Subsetting with a WHERE Clause on the orders Table

If a WHERE clause is applied to the orders table, Neosync will propagate this condition to the related tables as follows:

Addresses Table: No subset is applied to the addresses table because Neosync takes a top-down approach.

Customers Table: No subset is applied to the customers table because Neosync takes a top-down approach.

Payments Table: No subset is applied to the payments table because Neosync takes a top-down approach.

Orders Table: Neosync will apply the WHERE clause directly to the orders table. For example, if the condition is total_amount > 100, only orders with a total amount greater than 100 will be included in the subset.

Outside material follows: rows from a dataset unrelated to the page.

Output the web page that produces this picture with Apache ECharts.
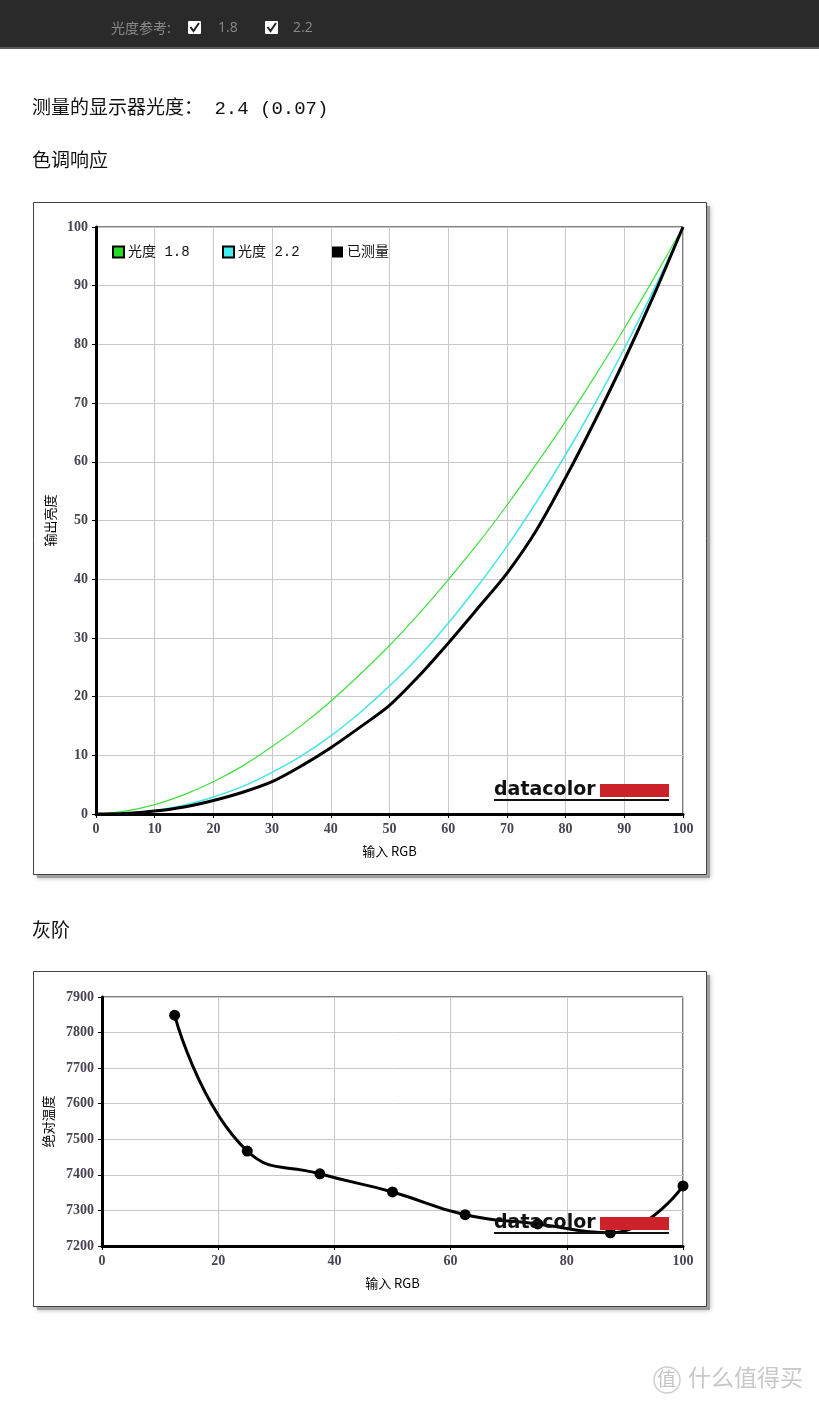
<!DOCTYPE html>
<html><head><meta charset="utf-8">
<script src="https://cdn.jsdelivr.net/npm/echarts@6/dist/echarts.min.js"></script>
<style>html,body{margin:0;padding:0;background:#fff;}#c{width:819px;height:1405px;}</style>
</head><body><div id="c"></div>
<script>
// ---- Tone response (色调响应) ----
const toneInput = [0,5,10,15,20,25,30,35,40,45,50,55,60,65,70,75,80,85,90,95,100];
const gamma18   = [0,0.5,1.6,3.3,5.5,8.2,11.5,15.1,19.2,23.8,28.7,34.1,39.9,46.0,52.6,59.6,66.9,74.6,82.7,91.2,100];
const gamma22   = [0,0.1,0.6,1.5,2.9,4.7,7.1,9.9,13.3,17.3,21.8,26.8,32.5,38.8,45.6,53.1,61.2,69.9,79.3,89.3,100];
const measured  = [0,0.1,0.5,1.2,2.3,3.7,5.5,8.2,11.3,14.8,18.5,23.5,29.1,35.0,41.0,48.3,57.3,67.0,77.3,88.3,100];
const toneNames = ['光度 1.8','光度 2.2','已测量'];
// ---- Gray scale (灰阶) ----
const grayInput = [12.5,25,37.5,50,62.5,75,87.5,100];
const grayTemp  = [7849,7467,7403,7352,7288,7262,7237,7369];

const tickFont = {fontFamily:"'Liberation Serif', serif", fontWeight:'bold', fontSize:14, color:'#48444f'};
const monoCJK = "'Liberation Mono','Noto Sans CJK SC',monospace";
const cjk = "'Noto Sans CJK SC',sans-serif";

function pair(xs, ys){ return xs.map((x,i)=>[x, ys[i]]); }

function valAxis(grid, min, max, interval, name, gap){
  return {
    type:'value', gridIndex:grid, min:min, max:max, interval:interval,
    name:name, nameLocation:'middle', nameGap:gap,
    nameTextStyle:{fontFamily:cjk, fontSize:13, color:'#000'},
    axisLine:{show:true, lineStyle:{color:'#000', width:3}},
    axisTick:{show:true, length:4, lineStyle:{color:'#000', width:1}},
    axisLabel:Object.assign({margin:8, formatter:(v)=>String(v)}, tickFont),
    splitLine:{show:true, lineStyle:{color:'#c8c8c8', width:1}}
  };
}

function logo(y){
  // y = top of red block
  return [
    {type:'text', z:100, style:{x:494, y:y+16, text:'datacolor', verticalAlign:'bottom', font:"bold 19px 'DejaVu Sans', sans-serif", fill:'#111'}},
    {type:'rect', z:100, shape:{x:600, y:y, width:69, height:13}, style:{fill:'#cc2229'}},
    {type:'rect', z:100, shape:{x:494, y:y+15, width:175, height:2}, style:{fill:'#111'}}
  ];
}

function box(x, y, w, h){
  return [
    {type:'rect', z:-12, shape:{x:x+4, y:y+4, width:w, height:h}, style:{fill:'#a0a0a0', shadowBlur:5, shadowColor:'rgba(0,0,0,0.3)'}},
    {type:'rect', z:-10, shape:{x:x+0.5, y:y+0.5, width:w, height:h}, style:{fill:'#fff', stroke:'#444', lineWidth:1}}
  ];
}

const chart = echarts.init(document.getElementById('c'), null, {renderer:'canvas'});
const option = {
  animation:false,
  backgroundColor:'#fff',
  graphic:{elements:[
    // top bar
    {type:'rect', z:-20, shape:{x:0,y:0,width:819,height:47}, style:{fill:'#2a2a2a'}},
    {type:'rect', z:-19, shape:{x:0,y:47,width:819,height:2}, style:{fill:'#5a5a5a'}},
    {type:'text', left:111, top:21, style:{text:'光度参考:', font:"14px 'Noto Sans CJK SC'", fill:'#8a8a8a'}},
    {type:'rect', shape:{x:188,y:21,width:13,height:13,r:1}, style:{fill:'#fff'}},
    {type:'polyline', shape:{points:[[190.5,27],[193.5,31],[199,23]]}, style:{stroke:'#222', lineWidth:2, fill:null}},
    {type:'text', left:218, top:21, style:{text:'1.8', font:"14px 'Open Sans'", fill:'#8a8a8a'}},
    {type:'rect', shape:{x:265,y:21,width:13,height:13,r:1}, style:{fill:'#fff'}},
    {type:'polyline', shape:{points:[[267.5,27],[270.5,31],[276,23]]}, style:{stroke:'#222', lineWidth:2, fill:null}},
    {type:'text', left:293, top:21, style:{text:'2.2', font:"14px 'Open Sans'", fill:'#8a8a8a'}},
    // headings
    {type:'text', left:32, top:99, style:{text:'测量的显示器光度： 2.4 (0.07)', font:"19px "+monoCJK, fill:'#111'}},
    {type:'text', left:32, top:150, style:{text:'色调响应', font:"19px "+cjk, fill:'#111'}},
    {type:'text', left:32, top:920, style:{text:'灰阶', font:"19px "+cjk, fill:'#111'}},
    // boxes
    ...box(33, 202, 673, 672),
    ...box(33, 971, 673, 335),
    ...logo(784),
    ...logo(1217),
    // watermark
    {type:'circle', shape:{cx:667, cy:1380, r:13}, style:{fill:null, stroke:'#cfcfcf', lineWidth:1.5}},
    {type:'text', left:657, top:1369, style:{text:'值', font:"19px "+cjk, fill:'#c4c4c4'}},
    {type:'text', left:688, top:1366, style:{text:'什么值得买', font:"23px "+cjk, fill:'#c8c8c8'}}
  ]},
  legend:toneNames.map((n,i)=>({
    left:[112,222,332][i], top:245, padding:0, itemGap:0, itemWidth:11, itemHeight:11,
    icon:'rect', data:[n],
    textStyle:{fontFamily:monoCJK, fontSize:14, color:'#111', padding:[0,0,0,-1]}
  })),
  grid:[
    {left:96, top:227, width:587, height:587, show:true, borderColor:'#000', borderWidth:1, backgroundColor:'transparent'},
    {left:102, top:997, width:581, height:249, show:true, borderColor:'#000', borderWidth:1, backgroundColor:'transparent'}
  ],
  xAxis:[
    valAxis(0, 0, 100, 10, '输入 RGB', 31),
    valAxis(1, 0, 100, 20, '输入 RGB', 31)
  ],
  yAxis:[
    valAxis(0, 0, 100, 10, '输出亮度', 37),
    valAxis(1, 7200, 7900, 100, '绝对温度', 47)
  ],
  series:[
    {name:toneNames[0], type:'line', xAxisIndex:0, yAxisIndex:0, data:pair(toneInput,gamma18), smooth:0.3, showSymbol:false, symbol:'none',
     lineStyle:{color:'#3ee03e', width:1.2}, itemStyle:{color:'#22dd22', borderColor:'#000', borderWidth:1}, z:3},
    {name:toneNames[1], type:'line', xAxisIndex:0, yAxisIndex:0, data:pair(toneInput,gamma22), smooth:0.3, showSymbol:false, symbol:'none',
     lineStyle:{color:'#44e4e4', width:1.5}, itemStyle:{color:'#44eeee', borderColor:'#000', borderWidth:1}, z:4},
    {name:toneNames[2], type:'line', xAxisIndex:0, yAxisIndex:0, data:pair(toneInput,measured), smooth:0.3, showSymbol:false, symbol:'none',
     lineStyle:{color:'#000', width:3}, itemStyle:{color:'#000'}, z:5},
    {name:'灰阶', type:'line', xAxisIndex:1, yAxisIndex:1, data:pair(grayInput,grayTemp), smooth:0.5,
     symbol:'circle', symbolSize:11, lineStyle:{color:'#000', width:3}, itemStyle:{color:'#000'}, z:5}
  ]
};
chart.setOption(option);
</script></body></html>
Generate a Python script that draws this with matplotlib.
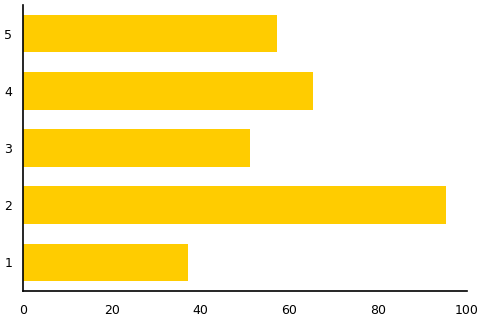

Subsetting with WHERE Clauses on Both addresses and customers Tables

Suppose you want to subset data such that you only include addresses in New York and customers named Jane. Neosync will handle these conditions as follows:

Addresses Table: The WHERE clause is directly applied to the addresses table to include only addresses in New York.

SELECT
*
FROM
addresses
WHERE
city = 'New York';

Customers Table: The WHERE clause is directly applied to the customers table to include only customers named Jane.

SELECT
*
FROM
customers
JOIN addresses ON customers.address_id = addresses.id
WHERE
addresses.city = 'New York'
AND customers.name = 'Jane';

Orders Table: Neosync will join the orders table with both the addresses and customers tables. It will ensure that only orders associated with the addresses in New York and customers named Jane are included.

SELECT
*
FROM
orders
JOIN customers ON orders.customer_id = customers.id
JOIN addresses ON orders.address_id = addresses.id
WHERE
addresses.city = 'New York'
AND customers.name = 'Jane';

Payments Table: Neosync will join the payments table with the orders, addresses, and customers tables. It will ensure that only payments associated with the orders meeting both the WHERE clause conditions on addresses and customers are included.

SELECT
*
FROM
payments
JOIN orders ON payments.order_id = orders.id
JOIN customers ON orders.customer_id = customers.id
JOIN addresses ON orders.address_id = addresses.id
WHERE
addresses.city = 'New York'
AND customers.name = 'Jane';

In this example, Neosync effectively combines the subset conditions on both the addresses and customers tables to ensure that all related data in the orders and payments tables is relevant to the specified conditions.

Examples: Subsetting by Foreign Key Disabled

Subsetting with WHERE Clauses on Both addresses and customers Tables

Neosync will handle these conditions as follows with subsetting by foreign key disabled:

Addresses Table: The WHERE clause is directly applied to the addresses table to include only addresses in New York.

SELECT * FROM addresses WHERE city = 'New York';

Customers Table: The WHERE clause is directly applied to the customers table to include only customers named Jane.

SELECT * FROM customers WHERE customers.name = 'Jane';

Orders Table: Since foreign key subsetting is disabled, no joins or filters will be applied to the orders table. The orders table will be selected in its entirety without any filtering conditions.

SELECT * FROM orders;

Payments Table: Since foreign key subsetting is disabled, no joins or filters will be applied to the payments table. The payments table will be selected in its entirety without any filtering conditions.

SELECT * FROM payments;

In this example, since foreign key subsetting is disabled, Neosync applies the WHERE clauses independently to each table. The addresses and customers tables get their respective conditions, while the orders and payments tables remain unfiltered since no direct WHERE clauses were specified for them. This means all orders and payments will be included, regardless of their relationships to the filtered addresses and customers. Unless you are certain this won't cause foreign key violations in your target database, it's recommended to enable the "Skip Foreign Key Violations" option for jobs where foreign key subsetting is disabled.